>> Begin DATASET ROWS

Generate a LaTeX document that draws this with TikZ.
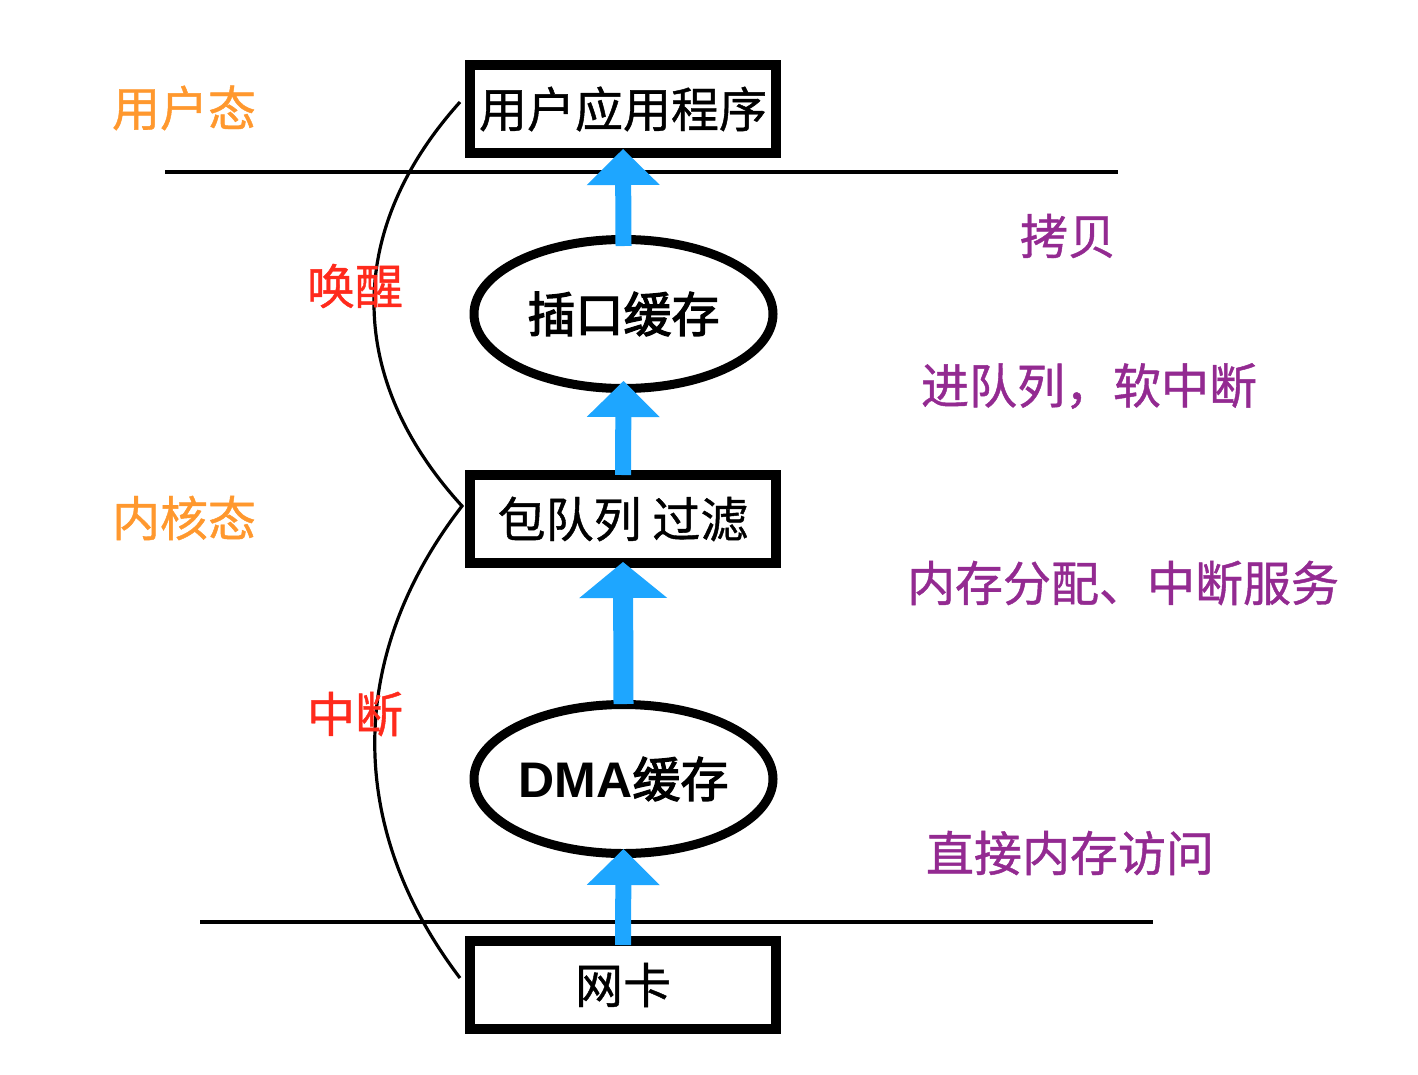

>> End DATASET ROWS
>> Begin DATASET ROWS

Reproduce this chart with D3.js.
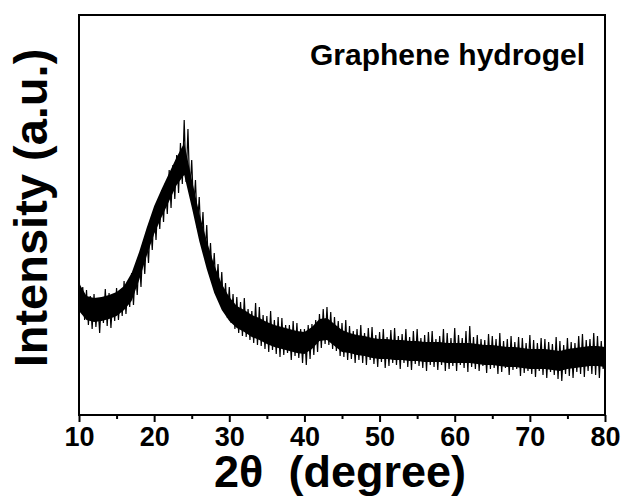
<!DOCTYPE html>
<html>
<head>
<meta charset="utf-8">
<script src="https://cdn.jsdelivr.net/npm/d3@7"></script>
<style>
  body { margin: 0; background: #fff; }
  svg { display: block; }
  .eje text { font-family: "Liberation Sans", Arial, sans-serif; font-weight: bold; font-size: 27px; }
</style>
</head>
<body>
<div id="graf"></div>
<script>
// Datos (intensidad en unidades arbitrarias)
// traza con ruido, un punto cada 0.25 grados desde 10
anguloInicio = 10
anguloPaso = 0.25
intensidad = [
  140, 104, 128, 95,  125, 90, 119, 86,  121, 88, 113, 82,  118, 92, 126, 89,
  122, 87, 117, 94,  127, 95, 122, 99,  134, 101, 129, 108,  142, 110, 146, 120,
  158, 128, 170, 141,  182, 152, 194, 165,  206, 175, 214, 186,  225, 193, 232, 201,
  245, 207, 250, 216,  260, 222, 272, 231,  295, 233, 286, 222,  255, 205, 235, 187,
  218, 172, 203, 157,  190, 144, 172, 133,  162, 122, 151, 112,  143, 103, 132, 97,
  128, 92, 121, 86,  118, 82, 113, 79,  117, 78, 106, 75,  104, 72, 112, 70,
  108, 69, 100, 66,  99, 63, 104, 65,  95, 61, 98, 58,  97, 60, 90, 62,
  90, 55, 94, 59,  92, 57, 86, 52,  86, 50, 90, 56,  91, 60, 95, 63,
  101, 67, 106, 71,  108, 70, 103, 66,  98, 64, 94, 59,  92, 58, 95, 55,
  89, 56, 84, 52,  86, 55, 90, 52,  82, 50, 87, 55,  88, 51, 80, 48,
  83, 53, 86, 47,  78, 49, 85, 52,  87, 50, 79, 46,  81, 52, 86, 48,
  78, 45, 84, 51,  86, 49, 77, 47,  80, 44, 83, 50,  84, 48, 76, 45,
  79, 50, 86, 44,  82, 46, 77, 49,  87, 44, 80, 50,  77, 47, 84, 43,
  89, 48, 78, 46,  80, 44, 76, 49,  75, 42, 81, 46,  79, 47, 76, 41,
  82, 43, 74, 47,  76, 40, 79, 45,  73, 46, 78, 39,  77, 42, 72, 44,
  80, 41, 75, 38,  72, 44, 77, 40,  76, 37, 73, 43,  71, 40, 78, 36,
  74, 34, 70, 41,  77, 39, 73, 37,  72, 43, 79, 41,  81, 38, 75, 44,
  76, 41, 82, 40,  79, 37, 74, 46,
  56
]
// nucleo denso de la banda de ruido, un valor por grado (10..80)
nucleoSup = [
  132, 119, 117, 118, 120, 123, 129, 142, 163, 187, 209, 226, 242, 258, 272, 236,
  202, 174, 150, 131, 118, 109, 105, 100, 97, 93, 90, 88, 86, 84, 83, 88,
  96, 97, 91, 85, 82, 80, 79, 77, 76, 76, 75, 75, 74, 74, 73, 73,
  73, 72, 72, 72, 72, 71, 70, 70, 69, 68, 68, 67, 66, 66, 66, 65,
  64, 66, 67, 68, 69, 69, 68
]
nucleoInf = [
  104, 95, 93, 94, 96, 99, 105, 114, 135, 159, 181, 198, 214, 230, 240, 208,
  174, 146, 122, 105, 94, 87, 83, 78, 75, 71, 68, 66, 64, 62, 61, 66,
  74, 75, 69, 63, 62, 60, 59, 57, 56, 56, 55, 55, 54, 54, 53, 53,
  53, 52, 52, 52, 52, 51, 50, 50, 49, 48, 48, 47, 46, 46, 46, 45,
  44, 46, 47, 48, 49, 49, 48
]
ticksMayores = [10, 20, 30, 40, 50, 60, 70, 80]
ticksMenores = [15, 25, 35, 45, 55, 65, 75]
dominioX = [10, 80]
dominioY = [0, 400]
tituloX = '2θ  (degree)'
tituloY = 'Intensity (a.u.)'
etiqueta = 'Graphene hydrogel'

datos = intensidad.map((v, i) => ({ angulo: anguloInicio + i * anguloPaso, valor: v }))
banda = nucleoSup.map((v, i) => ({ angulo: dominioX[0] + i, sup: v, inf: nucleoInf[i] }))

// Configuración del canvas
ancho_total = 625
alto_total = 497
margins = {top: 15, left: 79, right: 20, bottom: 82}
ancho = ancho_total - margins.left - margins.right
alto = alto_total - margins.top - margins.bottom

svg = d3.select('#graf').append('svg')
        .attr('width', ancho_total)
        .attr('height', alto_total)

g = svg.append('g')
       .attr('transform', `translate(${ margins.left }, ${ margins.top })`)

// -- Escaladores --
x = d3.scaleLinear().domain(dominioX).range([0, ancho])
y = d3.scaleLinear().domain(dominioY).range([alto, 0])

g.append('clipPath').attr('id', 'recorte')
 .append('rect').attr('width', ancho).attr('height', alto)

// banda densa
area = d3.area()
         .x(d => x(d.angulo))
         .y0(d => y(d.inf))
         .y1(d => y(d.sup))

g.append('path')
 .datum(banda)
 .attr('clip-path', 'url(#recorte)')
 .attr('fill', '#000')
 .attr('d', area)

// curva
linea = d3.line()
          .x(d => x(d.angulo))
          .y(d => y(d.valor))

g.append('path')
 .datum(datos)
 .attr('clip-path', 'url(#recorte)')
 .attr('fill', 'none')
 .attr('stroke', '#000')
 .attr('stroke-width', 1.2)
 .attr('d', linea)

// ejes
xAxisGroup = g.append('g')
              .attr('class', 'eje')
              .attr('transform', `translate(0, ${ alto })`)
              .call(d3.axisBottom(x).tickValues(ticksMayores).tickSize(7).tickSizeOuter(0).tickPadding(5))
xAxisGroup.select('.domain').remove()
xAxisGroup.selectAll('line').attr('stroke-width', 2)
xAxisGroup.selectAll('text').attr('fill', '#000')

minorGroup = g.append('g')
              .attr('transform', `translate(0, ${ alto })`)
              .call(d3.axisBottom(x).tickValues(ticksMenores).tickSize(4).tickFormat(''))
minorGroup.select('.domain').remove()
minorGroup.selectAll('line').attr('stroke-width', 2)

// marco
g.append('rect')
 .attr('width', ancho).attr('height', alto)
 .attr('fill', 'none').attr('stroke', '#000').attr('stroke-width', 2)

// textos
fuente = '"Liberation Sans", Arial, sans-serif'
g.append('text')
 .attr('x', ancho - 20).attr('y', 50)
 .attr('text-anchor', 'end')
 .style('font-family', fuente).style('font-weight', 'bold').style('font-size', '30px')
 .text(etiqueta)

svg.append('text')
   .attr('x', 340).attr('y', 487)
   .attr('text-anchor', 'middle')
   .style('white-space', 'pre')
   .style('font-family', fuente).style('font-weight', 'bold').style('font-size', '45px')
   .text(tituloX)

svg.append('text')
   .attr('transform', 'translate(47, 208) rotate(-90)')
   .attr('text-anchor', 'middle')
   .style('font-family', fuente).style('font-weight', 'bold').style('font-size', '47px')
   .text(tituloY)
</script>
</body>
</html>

>> End DATASET ROWS
>> Begin DATASET ROWS

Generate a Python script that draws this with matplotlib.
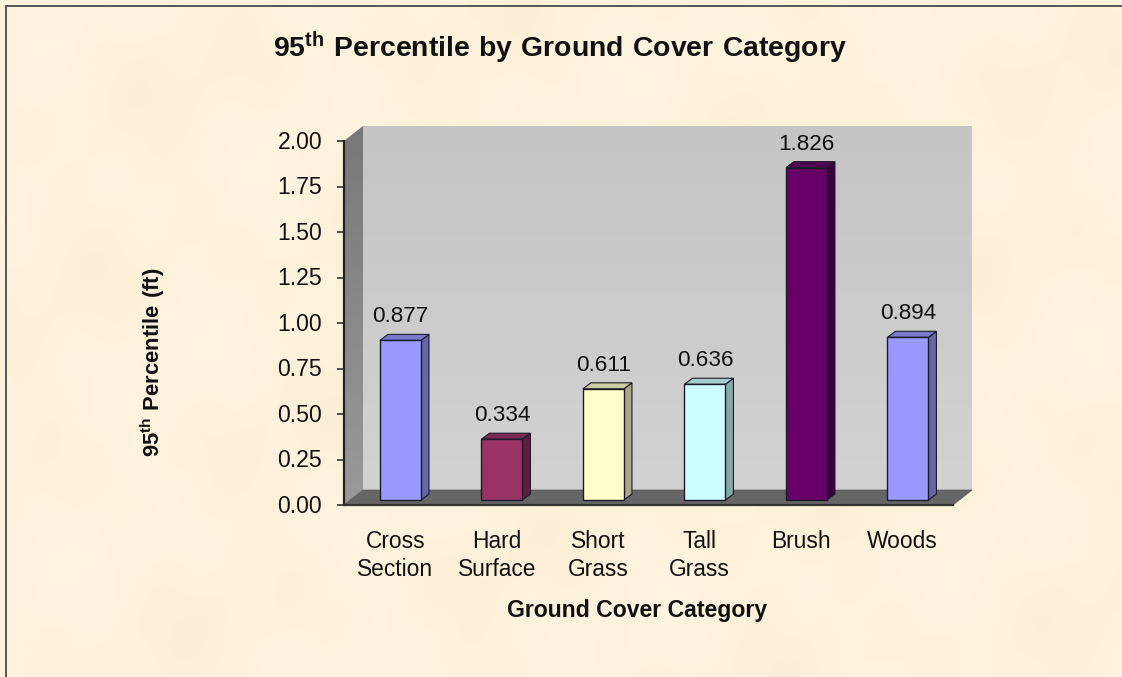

>> End DATASET ROWS

Read through the data and copy every line where "draws" shows up.

Generate a LaTeX document that draws this with TikZ.
Generate a Python script that draws this with matplotlib.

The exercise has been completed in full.